- INSTRUCTION: Give back the full listing, character for character, with no pictures.

- RECORD LIST:
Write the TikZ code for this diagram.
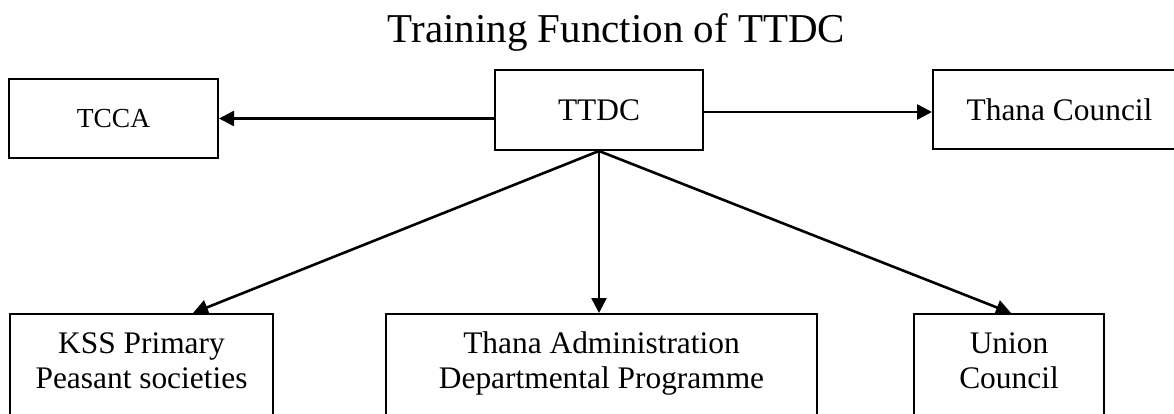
\documentclass[tikz,border=0pt]{standalone}
\usepackage{fontspec}
\setmainfont{Liberation Serif}
\usetikzlibrary{arrows.meta,calc}
\tikzset{
  box/.style={draw=black, line width=2pt, rectangle, inner sep=0pt},
  conn/.style={line width=2.6pt, -{Triangle[length=15pt,width=15pt]}},
  lbl/.style={inner sep=0pt, align=center, font=\fontsize{31.4}{35}\selectfont},
}
\begin{document}
\begin{tikzpicture}[x=1pt,y=-1pt]
\useasboundingbox (0,0) rectangle (1174,414);
\clip (0,0) rectangle (1174,414);
% title
\node[inner sep=0pt, anchor=base, font=\fontsize{41}{45}\selectfont] (title) at (616.5,43) {Training Function of TTDC};
% top row
\node[box, minimum width=209pt, minimum height=79pt, font=\fontsize{27.5}{30}\selectfont] (tcca) at (113.5,118.5) {TCCA};
\node[box, minimum width=208pt, minimum height=80pt, font=\fontsize{31.4}{35}\selectfont] (ttdc) at (599,110) {TTDC};
\node[box, minimum width=253pt, minimum height=79pt, font=\fontsize{31.4}{35}\selectfont] (thana) at (1059.5,109.5) {Thana Council};
% bottom row
\node[box, anchor=north west, minimum width=263pt, minimum height=110pt] (kss) at (9,313) {};
\node[box, anchor=north west, minimum width=431pt, minimum height=110pt] (admin) at (385,313) {};
\node[box, anchor=north west, minimum width=190pt, minimum height=110pt] (union) at (913,313) {};
\node[lbl, anchor=base] (kssT) at ($(kss.north)+(0,75)$) {KSS Primary\\Peasant societies};
\node[lbl, anchor=base] (adminT) at ($(admin.north)+(0,75)$) {Thana Administration\\Departmental Programme};
\node[lbl, anchor=base] (unionT) at ($(union.north)+(0,75)$) {Union\\Council};
% connectors
\draw[conn] (ttdc.west |- tcca.east) -- (tcca.east);
\draw[conn] ($(ttdc.east)+(0,2)$) -- ($(thana.west)+(0,2.5)$);
\draw[conn] (ttdc.south) -- ($(kss.north west)+(184,0)$);
\draw[conn] (ttdc.south) -- (ttdc.south |- admin.north);
\draw[conn] (ttdc.south) -- ($(union.north)+(2,0)$);
\end{tikzpicture}
\end{document}
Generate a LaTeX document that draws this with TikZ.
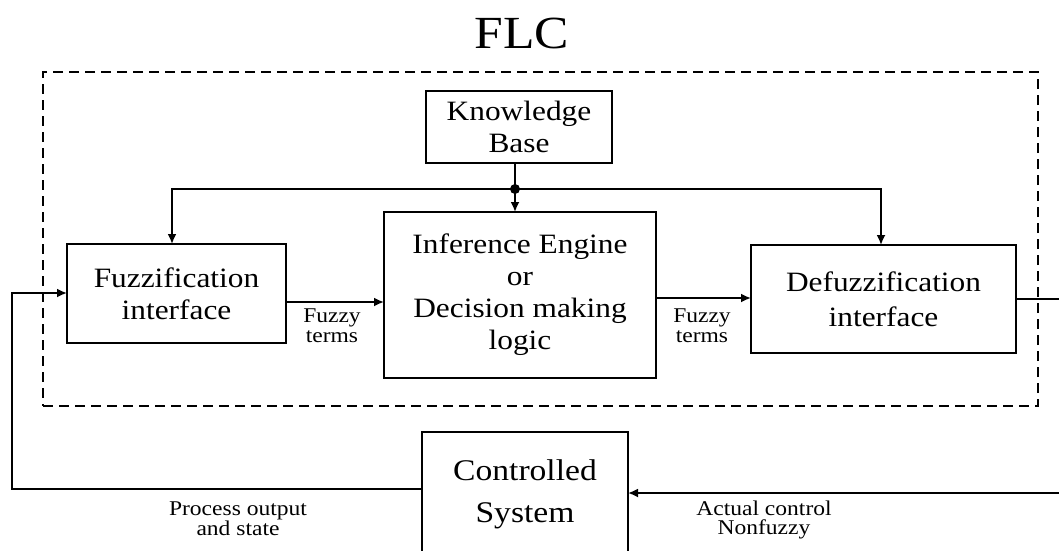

- RESPONSE FOR THIS EXERCISE:
Write the TikZ code for this diagram.
\documentclass[tikz,border=0pt]{standalone}
\usepackage{fontspec}
\setmainfont{Liberation Serif}
\usetikzlibrary{arrows.meta,calc}
\tikzset{
  box/.style={draw=black, line width=2pt, rectangle, inner sep=0pt},
  conn/.style={line width=2.6pt, -{Triangle[length=15pt,width=15pt]}},
  lbl/.style={inner sep=0pt, align=center, font=\fontsize{31.4}{35}\selectfont},
}
\begin{document}
\begin{tikzpicture}[x=1pt,y=-1pt]
\useasboundingbox (0,0) rectangle (1174,414);
\clip (0,0) rectangle (1174,414);
% title
\node[inner sep=0pt, anchor=base, font=\fontsize{41}{45}\selectfont] (title) at (616.5,43) {Training Function of TTDC};
% top row
\node[box, minimum width=209pt, minimum height=79pt, font=\fontsize{27.5}{30}\selectfont] (tcca) at (113.5,118.5) {TCCA};
\node[box, minimum width=208pt, minimum height=80pt, font=\fontsize{31.4}{35}\selectfont] (ttdc) at (599,110) {TTDC};
\node[box, minimum width=253pt, minimum height=79pt, font=\fontsize{31.4}{35}\selectfont] (thana) at (1059.5,109.5) {Thana Council};
% bottom row
\node[box, anchor=north west, minimum width=263pt, minimum height=110pt] (kss) at (9,313) {};
\node[box, anchor=north west, minimum width=431pt, minimum height=110pt] (admin) at (385,313) {};
\node[box, anchor=north west, minimum width=190pt, minimum height=110pt] (union) at (913,313) {};
\node[lbl, anchor=base] (kssT) at ($(kss.north)+(0,75)$) {KSS Primary\\Peasant societies};
\node[lbl, anchor=base] (adminT) at ($(admin.north)+(0,75)$) {Thana Administration\\Departmental Programme};
\node[lbl, anchor=base] (unionT) at ($(union.north)+(0,75)$) {Union\\Council};
% connectors
\draw[conn] (ttdc.west |- tcca.east) -- (tcca.east);
\draw[conn] ($(ttdc.east)+(0,2)$) -- ($(thana.west)+(0,2.5)$);
\draw[conn] (ttdc.south) -- ($(kss.north west)+(184,0)$);
\draw[conn] (ttdc.south) -- (ttdc.south |- admin.north);
\draw[conn] (ttdc.south) -- ($(union.north)+(2,0)$);
\end{tikzpicture}
\end{document}
Generate a LaTeX document that draws this with TikZ.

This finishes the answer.